Considering that it has the largest economy in the world, is one of the freest societies in the west and boasts four of the most popular professional domestic sports leagues of any country, the US is surprisingly conservative when it comes to its moral stance and legislation on sports betting.
Despite being a sports-mad nation, and one that champions freedom of speech amongst other personal choices, sports betting is illegal in the majority of the US states. The major exception is the gambling Holy Land of Nevada, home of Las Vegas. This almost complete ban steams from the Professional and Amateur Sports Protection Act (‘PASPA’), which was a federal law passed in 1992.
Oddly, the bill was not just supported by conservative politicians and anti-gambling organisations but by all four major professional sports leagues in the USA. These were namely the National Football League, National Basketball Association, National Hockey League and Major League Baseball.
The reasoning behind the bill, as gathered and summarised from numerous comments on the subject by legislators, can be separated into three primary objectives. One, to prohibit state sanctioned betting and eliminate the possibility of state run sports gambling. Two, to maintain the integrity of sporting events. Three, to ensure that sports gambling is not promoted to vulnerable/susceptible groups.
These are somewhat valid reasons, however, they are undone by two primary facts. The first is that other developed western countries, such as the UK, have maintained huge – if carefully regulated – sports betting industries without their societies falling into moral decay and economic chaos.
Secondly, a sports betting industry already exists within the US – outside of Nevada – but it is an illegal one. Therefore, Americans are already partaking in sports betting but without the security or tax contribution facilitated by legalised gambling structures.
For fans in the UK, where soccer is known as football, there has been a significant rise in online sports gambling portals, which have a frequently updated football database. Statistic Sports and other similar websites could offer up various services and options for bettors. This, in turn, could help with making informed decisions when placing bets for Premier League as well as various Cup matches. For example, legal gambling revenue from soccer fans – mainly from FA Cup betting – tops 290 million annually in the UK as a whole. However, in the USA only $119.4 million was legally wagered on sports betting in Nevada, whilst an additional $396 billion is bet across the country through illegal channels.
Therefore the USA, despite being ten-times larger than the UK, turns in less legal turnover for sports gambling. Moreover, billions of illegal bets are currently funding crime and taking tax revenue away from public services. Surely, if the audience is already there and willing to go through alternative channels, then legalisation would at least create some form of damage control.
Indeed, this is a way of thinking that seems to be growing more popular in the US, with certain experts identifying a strong nationwide push for acceptance and legalization of this popular pastime. This is a push that is most definitely needed.
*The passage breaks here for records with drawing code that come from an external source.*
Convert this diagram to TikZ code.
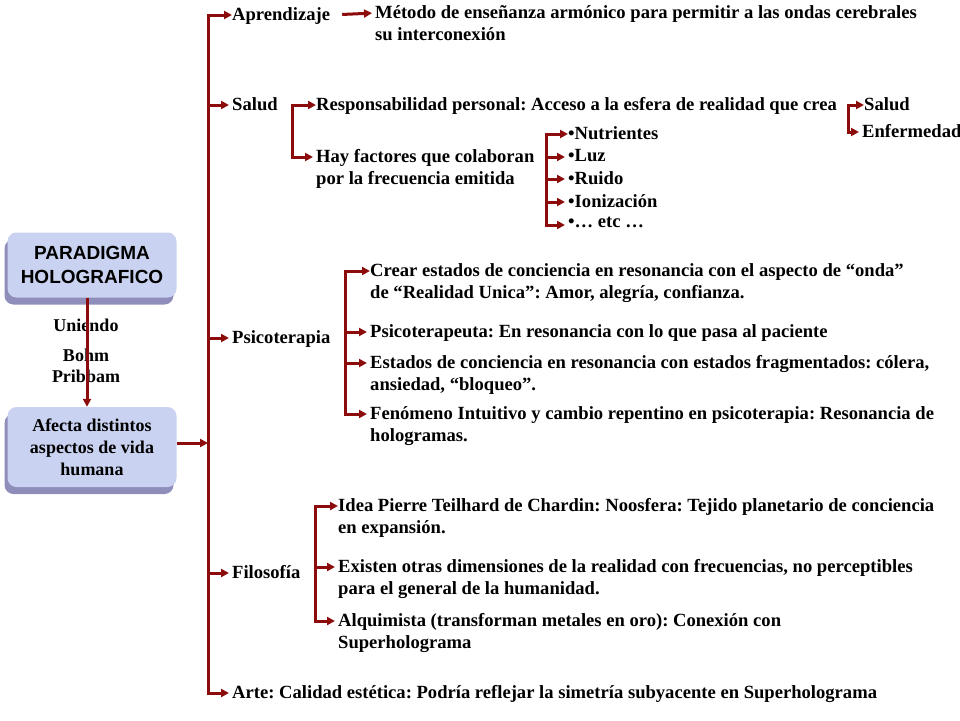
\documentclass[tikz,border=0pt]{standalone}
\usepackage{fontspec}
\setmainfont{Liberation Serif}
\newfontfamily\boxsans{Liberation Sans}
\usepackage{xcolor}
\usetikzlibrary{positioning, arrows.meta, shadows}
\definecolor{cArrow}    {HTML}{8C0B0B}
\definecolor{cBox}      {HTML}{C9D2F0}
\definecolor{cBoxShadow}{HTML}{8F8DB9}
\frenchspacing

\tikzset{
  link/.style={draw=cArrow, line width=3pt},
  arr/.style={link, -{Triangle[length=8pt, width=8pt]}, shorten >=3pt},
  arrtwo/.style={link, {Triangle[length=8pt, width=8pt]}-{Triangle[length=8pt, width=8pt]}, shorten >=3pt, shorten <=3pt},
  txt/.style={font=\fontsize{18.6}{22}\selectfont\bfseries, anchor=north west, inner sep=0pt, align=left},
  mid/.style={font=\fontsize{18}{22}\selectfont\bfseries, inner sep=0pt},
  boxnode/.style={fill=cBox, rounded corners=9pt, minimum width=169pt, align=center,
    drop shadow={shadow xshift=-3pt, shadow yshift=-7pt, fill=cBoxShadow, opacity=1}},
}

\begin{document}
\begin{tikzpicture}[x=1pt, y=-1pt]
  \useasboundingbox (0,0) rectangle (960,720);

  % left boxes
  \node[boxnode, minimum height=65pt, font=\boxsans\fontsize{19}{24}\selectfont\bfseries] (para) at (92,265) {PARADIGMA\\HOLOGRAFICO};
  \node[boxnode, minimum height=80pt, font=\fontsize{18}{22}\selectfont\bfseries] (afecta) at (92,447) {Afecta distintos\\aspectos de vida\\humana};
  \node[mid] (uni)  at (86,325) {Uniendo};
  \node[mid] (bohm) at (86,355) {Bohm};
  \node[mid] (prib) at (86,376) {Pribbam};
  \draw[arr, shorten >=0pt] ([xshift=-5pt]para.south) -- ([xshift=-5pt]afecta.north);

  % branches
  \node[txt] (apr)    at (232,7)   {Aprendizaje};
  \node[txt] (metodo) at (375,5)   {Método de enseñanza armónico para permitir a las ondas cerebrales\\su interconexión};
  \node[txt] (salud)  at (232,97)  {Salud};
  \node[txt] (resp)   at (316,97)  {Responsabilidad personal: Acceso a la esfera de realidad que crea};
  \node[txt] (hay)    at (316,149) {Hay factores que colaboran\\por la frecuencia emitida};
  \node[txt] (sal2)   at (864,97)  {Salud};
  \node[txt] (enf)    at (862,124) {Enfermedad};
  \node[txt] (it1)    at (568,126) {•Nutrientes};
  \node[txt] (it2)    at (568,149) {•Luz};
  \node[txt] (it3)    at (568,171) {•Ruido};
  \node[txt] (it4)    at (568,194) {•Ionización};
  \node[txt] (it5)    at (568,217) {•… etc …};
  \node[txt] (psico)  at (232,330) {Psicoterapia};
  \node[txt] (crear)  at (370,263) {Crear estados de conciencia en resonancia con el aspecto de “onda”\\de “Realidad Unica”: Amor, alegría, confianza.};
  \node[txt] (terap)  at (370,324) {Psicoterapeuta: En resonancia con lo que pasa al paciente};
  \node[txt] (estad)  at (370,355) {Estados de conciencia en resonancia con estados fragmentados: cólera,\\ansiedad, “bloqueo”.};
  \node[txt] (fenom)  at (370,406) {Fenómeno Intuitivo y cambio repentino en psicoterapia: Resonancia de\\hologramas.};
  \node[txt] (filo)   at (232,565) {Filosofía};
  \node[txt] (idea)   at (338,498) {Idea Pierre Teilhard de Chardin: Noosfera: Tejido planetario de conciencia\\en expansión.};
  \node[txt] (exist)  at (338,559) {Existen otras dimensiones de la realidad con frecuencias, no perceptibles\\para el general de la humanidad.};
  \node[txt] (alqui)  at (338,613) {Alquimista (transforman metales en oro): Conexión con\\Superholograma};
  \node[txt] (arte)   at (232,685) {Arte: Calidad estética: Podría reflejar la simetría subyacente en Superholograma};

  % arrow points, level with the first line of each text
  \foreach \n in {apr, metodo, salud, resp, hay, sal2, enf, it1, it2, it3, it4, it5,
                  psico, crear, terap, estad, fenom, filo, idea, exist, alqui, arte}
    \coordinate (\n-a) at ([yshift=-8pt]\n.north west);
  \coordinate (apr-e) at ([yshift=-8pt]apr.north east);
  \coordinate (afecta-e) at ([yshift=4pt]afecta.east);

  % brackets
  \coordinate (spine)   at (208,400);
  \coordinate (bSalud)  at (292,130);
  \coordinate (bItems)  at (546,180);
  \coordinate (bEstado) at (848,118);
  \coordinate (bPsico)  at (345,340);
  \coordinate (bFilo)   at (315,565);

  \draw[arrtwo, shorten <=0pt] (apr-a) -| (spine) |- (arte-a);
  \foreach \n in {salud, psico, filo}
    \draw[arr] (spine |- \n-a) -- (\n-a);
  \draw[arr, shorten >=0pt] (afecta-e) -- (spine |- afecta-e);
  \draw[arr, shorten <=12pt] (apr-e) -- (metodo-a);

  \draw[arrtwo, shorten <=0pt] (resp-a) -| (bSalud) |- (hay-a);
  \draw[arrtwo, shorten <=0pt] (it1-a) -| (bItems) |- (it5-a);
  \foreach \n in {it2, it3, it4}
    \draw[arr] (bItems |- \n-a) -- (\n-a);
  \draw[arrtwo, shorten <=0pt] (sal2-a) -| (bEstado) |- (enf-a);

  \draw[arrtwo, shorten <=0pt] (crear-a) -| (bPsico) |- (fenom-a);
  \foreach \n in {terap, estad}
    \draw[arr] (bPsico |- \n-a) -- (\n-a);

  \draw[arrtwo, shorten <=0pt] (idea-a) -| (bFilo) |- (alqui-a);
  \draw[arr] (bFilo |- exist-a) -- (exist-a);
\end{tikzpicture}
\end{document}
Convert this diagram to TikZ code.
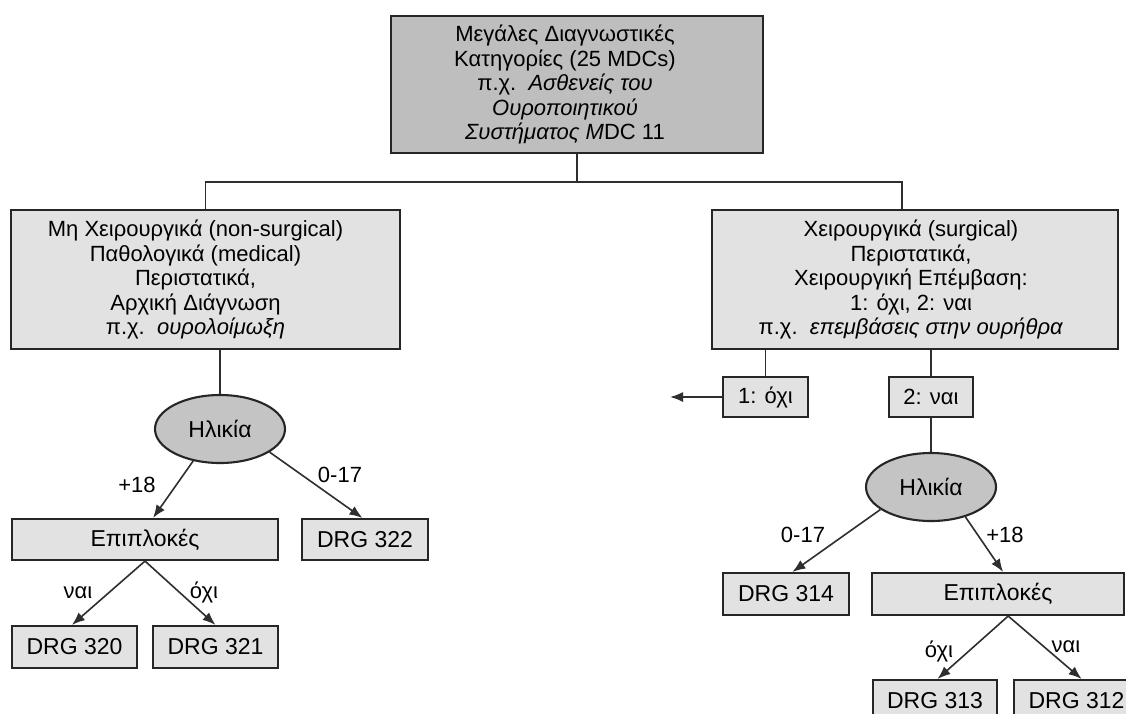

Not only should American sports fans be trusted to make their own, informed and adult, decisions over their betting choices but they should also not be forced to go down alternative, and questionable, routes for a service readily available in many of America’s peer countries. Moreover, with the boom in illegal sports gambling to consider, legalisation will only lead to the money already being spent becoming taxable and therefore beneficial to society as a whole.